▶ [RECORDS PROVIDED]
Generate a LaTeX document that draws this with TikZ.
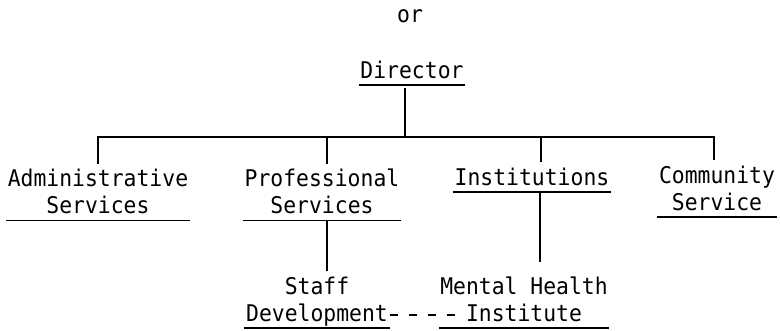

--

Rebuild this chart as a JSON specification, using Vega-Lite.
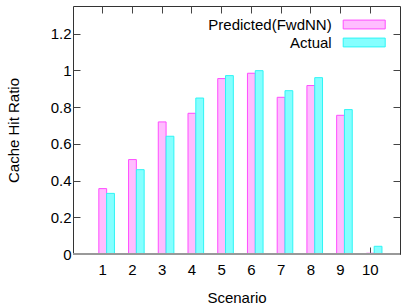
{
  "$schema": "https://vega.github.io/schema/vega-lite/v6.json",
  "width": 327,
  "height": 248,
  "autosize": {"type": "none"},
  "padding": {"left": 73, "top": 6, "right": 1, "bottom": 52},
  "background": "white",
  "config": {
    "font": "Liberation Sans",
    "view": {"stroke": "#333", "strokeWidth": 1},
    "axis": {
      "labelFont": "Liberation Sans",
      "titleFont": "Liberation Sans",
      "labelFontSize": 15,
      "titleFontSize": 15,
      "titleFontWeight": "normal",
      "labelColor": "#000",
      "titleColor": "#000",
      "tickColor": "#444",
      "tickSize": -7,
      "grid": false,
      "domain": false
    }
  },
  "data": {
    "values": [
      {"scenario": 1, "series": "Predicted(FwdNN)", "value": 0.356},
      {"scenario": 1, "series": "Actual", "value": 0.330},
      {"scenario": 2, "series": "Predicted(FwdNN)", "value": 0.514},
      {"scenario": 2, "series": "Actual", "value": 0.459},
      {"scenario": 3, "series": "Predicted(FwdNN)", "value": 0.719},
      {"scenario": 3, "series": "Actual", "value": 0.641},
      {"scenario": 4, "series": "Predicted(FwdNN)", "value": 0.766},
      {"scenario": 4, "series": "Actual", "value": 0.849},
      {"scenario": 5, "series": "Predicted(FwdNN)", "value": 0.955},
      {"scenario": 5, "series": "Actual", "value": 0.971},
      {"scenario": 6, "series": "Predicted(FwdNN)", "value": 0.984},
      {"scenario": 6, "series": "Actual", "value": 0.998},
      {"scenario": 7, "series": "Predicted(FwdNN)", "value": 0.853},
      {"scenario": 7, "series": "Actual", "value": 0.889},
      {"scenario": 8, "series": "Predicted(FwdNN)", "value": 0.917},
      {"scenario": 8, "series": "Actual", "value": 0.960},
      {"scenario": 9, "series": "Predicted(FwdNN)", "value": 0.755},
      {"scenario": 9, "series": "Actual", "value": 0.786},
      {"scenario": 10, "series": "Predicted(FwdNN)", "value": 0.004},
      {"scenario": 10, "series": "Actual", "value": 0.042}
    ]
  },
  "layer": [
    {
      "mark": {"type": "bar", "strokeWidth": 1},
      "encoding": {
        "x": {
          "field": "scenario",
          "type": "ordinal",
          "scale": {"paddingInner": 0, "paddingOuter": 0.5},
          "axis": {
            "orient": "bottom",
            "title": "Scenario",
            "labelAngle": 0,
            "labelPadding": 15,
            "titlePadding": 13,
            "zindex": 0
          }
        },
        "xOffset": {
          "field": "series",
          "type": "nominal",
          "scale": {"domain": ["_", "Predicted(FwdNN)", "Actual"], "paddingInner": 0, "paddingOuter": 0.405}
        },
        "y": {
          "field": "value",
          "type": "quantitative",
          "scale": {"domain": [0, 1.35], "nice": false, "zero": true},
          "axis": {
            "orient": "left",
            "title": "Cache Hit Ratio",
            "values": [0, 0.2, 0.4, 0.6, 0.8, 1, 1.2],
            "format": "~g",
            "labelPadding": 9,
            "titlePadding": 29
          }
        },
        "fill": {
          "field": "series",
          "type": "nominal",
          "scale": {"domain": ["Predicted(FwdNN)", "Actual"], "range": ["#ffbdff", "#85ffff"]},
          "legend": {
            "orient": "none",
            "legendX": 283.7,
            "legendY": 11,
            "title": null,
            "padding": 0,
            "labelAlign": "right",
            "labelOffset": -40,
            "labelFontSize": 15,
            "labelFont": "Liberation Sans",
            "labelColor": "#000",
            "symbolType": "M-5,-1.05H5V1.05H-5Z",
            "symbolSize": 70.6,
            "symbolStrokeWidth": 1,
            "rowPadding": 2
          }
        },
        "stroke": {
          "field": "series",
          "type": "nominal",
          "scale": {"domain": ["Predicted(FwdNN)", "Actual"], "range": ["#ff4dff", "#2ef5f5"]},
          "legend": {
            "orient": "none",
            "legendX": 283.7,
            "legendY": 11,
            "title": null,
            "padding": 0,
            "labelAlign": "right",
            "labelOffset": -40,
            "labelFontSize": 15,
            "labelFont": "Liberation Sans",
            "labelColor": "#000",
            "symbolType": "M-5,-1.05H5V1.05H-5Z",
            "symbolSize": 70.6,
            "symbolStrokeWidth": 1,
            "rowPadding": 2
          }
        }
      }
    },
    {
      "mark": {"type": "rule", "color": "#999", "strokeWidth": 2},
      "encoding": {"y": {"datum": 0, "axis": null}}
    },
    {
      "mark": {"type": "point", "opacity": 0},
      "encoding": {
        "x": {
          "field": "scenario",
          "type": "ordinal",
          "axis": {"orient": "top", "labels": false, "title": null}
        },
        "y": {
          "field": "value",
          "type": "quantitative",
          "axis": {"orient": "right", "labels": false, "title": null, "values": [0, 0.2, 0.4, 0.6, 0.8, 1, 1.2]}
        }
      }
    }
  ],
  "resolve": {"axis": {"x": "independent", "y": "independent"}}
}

▶ [SET TASK] Note how many lines in the material hold the word "this", and give that number with nothing added.

▶ [COMPLETED TASK] 2